Line integral: $\int _{\gamma_1} F . d\gamma_1 =\pm \int_{\gamma_2} F . d\gamma_2$? Let $F$ be a continuous vector field in $\Omega$ and, $\gamma_1: [a,b] \to \Omega$ and $\gamma_2:[c,d] \to \Omega$ two curves of class $C^1$ such that $\text{Im}(\gamma_1) = \text{Im}(\gamma_2)$. Is the statement 
$$\int _{\gamma_1} F \cdot d\gamma_1 = \pm \int_{\gamma_2} F \cdot d\gamma_2$$
true or false? Justify.
I didn't think in anything to prove or disprove the statement. I would like a hint, if possible.
Thanks in advance!
 A: If we assume that $\gamma_1$ and $\gamma_2$ are $C^1$, trace out the same path, are one-one and onto and simple, then we can construct a function $x(t)$ such that $$\gamma_1\big(x(t)\big)=\gamma_2(t)$$ This implies also that $$\gamma_1'(x(t))x'(t)=\gamma_2'(t)$$ If they have the same directions then $x$ will have a strictly positive derivative, and otherwise a strictly negative derivative. We have $$\int_{\gamma_1}F\cdot d\gamma_1=\int_a^b{F(\gamma_1(u))\cdot\gamma_1'(u)\,du}$$ Now let $u=x(t),\;du=x'(t)\,dt$ and assume they have the same direction.
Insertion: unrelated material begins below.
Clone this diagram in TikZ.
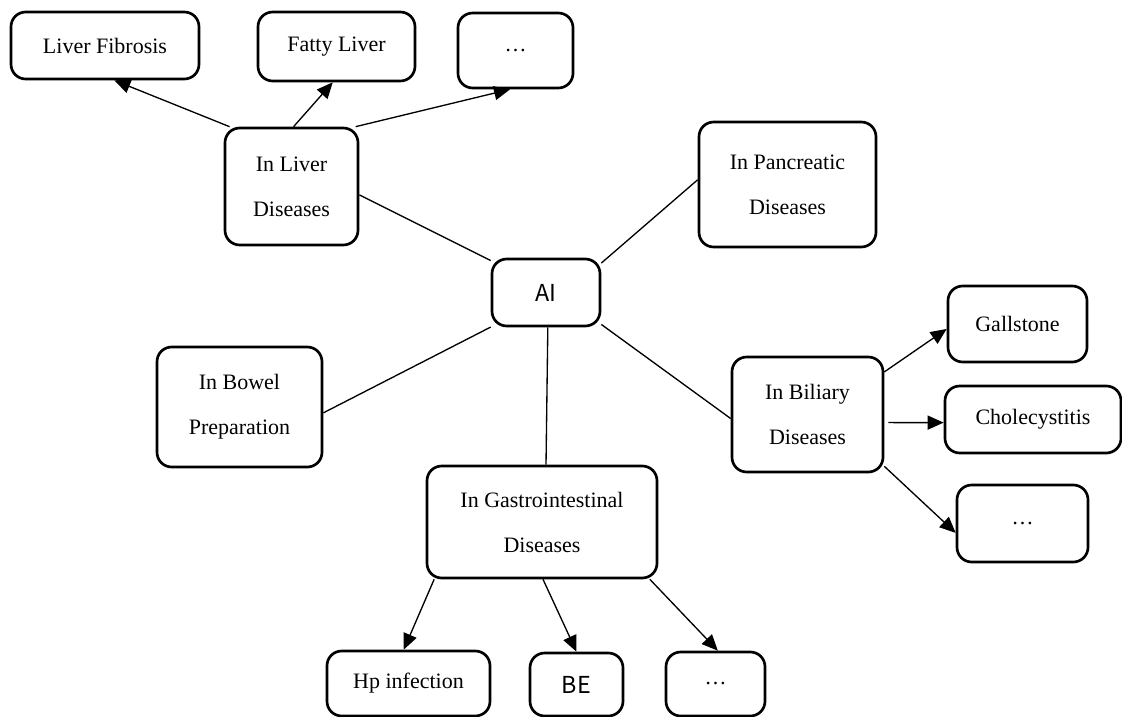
\documentclass[tikz,border=0pt]{standalone}
\usepackage{fontspec}
\setmainfont{Liberation Serif}
\newfontfamily\aifont{Noto Sans CJK SC}
\usetikzlibrary{arrows.meta}
\def\Px{0.75pt}
\tikzset{
  topic/.style 2 args={draw, line width=2pt, rounded corners=11pt, inner sep=0pt,
    align=center, minimum width=#1*\Px, minimum height=#2*\Px,
    font=\fontsize{16.5}{33.75}\selectfont},
  sanstext/.style={font=\aifont\fontsize{17.5}{20}\selectfont},
  link/.style={line width=1pt},
  arrowlink/.style={line width=1pt, -{Triangle[length=12pt,width=10.5pt]}}
}

\begin{document}
\begin{tikzpicture}[x=0.75pt,y=-0.75pt]
\useasboundingbox (0,0) rectangle (1122,717);
% centre
\node[topic={108}{67},sanstext] (ai) at (546,292.5) {AI};
% fields
\node[topic={133}{117}] (liver) at (291.5,186.5) {In Liver\\Diseases};
\node[topic={177}{125}] (panc) at (787.5,184.5) {In Pancreatic\\Diseases};
\node[topic={165}{120}] (bowel) at (239.5,407) {In Bowel\\Preparation};
\node[topic={151}{115}] (bil) at (807.5,414.5) {In Biliary\\Diseases};
\node[topic={230}{112}] (gi) at (542,522) {In Gastrointestinal\\Diseases};
% liver
\node[topic={188}{67}] (fib) at (105,45.5) {Liver Fibrosis};
\node[topic={157}{69}] (fat) at (336.5,46.5) {Fatty Liver};
\node[topic={115}{75}] (dotsa) at (515.5,50.5) {…};
% biliary
\node[topic={139}{76}] (gall) at (1017.5,324) {Gallstone};
\node[topic={176}{67}] (chol) at (1033,419.5) {Cholecystitis};
\node[topic={131}{77}] (dotsb) at (1022.5,523.5) {…};
% gastrointestinal
\node[topic={163}{65}] (hp) at (408.5,683.5) {Hp infection};
\node[topic={93}{63},sanstext] (be) at (576.5,684.5) {BE};
\node[topic={99}{64}] (dotsc) at (715.5,684) {…};

\draw[link] (ai.150) -- (liver.-7);
\draw[link] (ai.28) -- (panc.177);
\draw[link] (ai.212) -- (bowel.-4);
\draw[link] (ai.-87) -- (gi.86);
\draw[link] (ai.-30) -- (bil.183);

\draw[arrowlink] (liver.136) -- (fib.-75);
\draw[arrowlink] (liver.88) -- (fat.-96);
\draw[arrowlink] (liver.43) -- (dotsa.-98);
\draw[arrowlink] (bil.29) -- (gall.184);
\draw[arrowlink,shorten <=3pt] (bil.-6) -- (chol.182);
\draw[arrowlink] (bil.-34) -- (dotsb.188);
\draw[arrowlink] (gi.208) -- (hp.98);
\draw[arrowlink] (gi.-89) -- (be.north);
\draw[arrowlink] (gi.-28) -- (dotsc.86);
\end{tikzpicture}
\end{document}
We get the new integral $$\int_c^d{F(\gamma_2(t))\cdot \gamma_1'(x(t))\,x'(t)\,dt}=\int_c^d{F(\gamma_2(t))\cdot \gamma_2'(t)\,dt}=\int_{\gamma_2}{F\cdot d\gamma_2}$$ This is positive because $\gamma_2(c)$ will be the start of the path and $\gamma_2(d)$ the end - if they had opposite directions, we would have to switch the bounds and hence add a negative sign to the integral.
The only part of this proof which you may want to elaborate on is why there must exist such a function $x(t)$ and why it would be differentiable and strictly increasing/decreasing.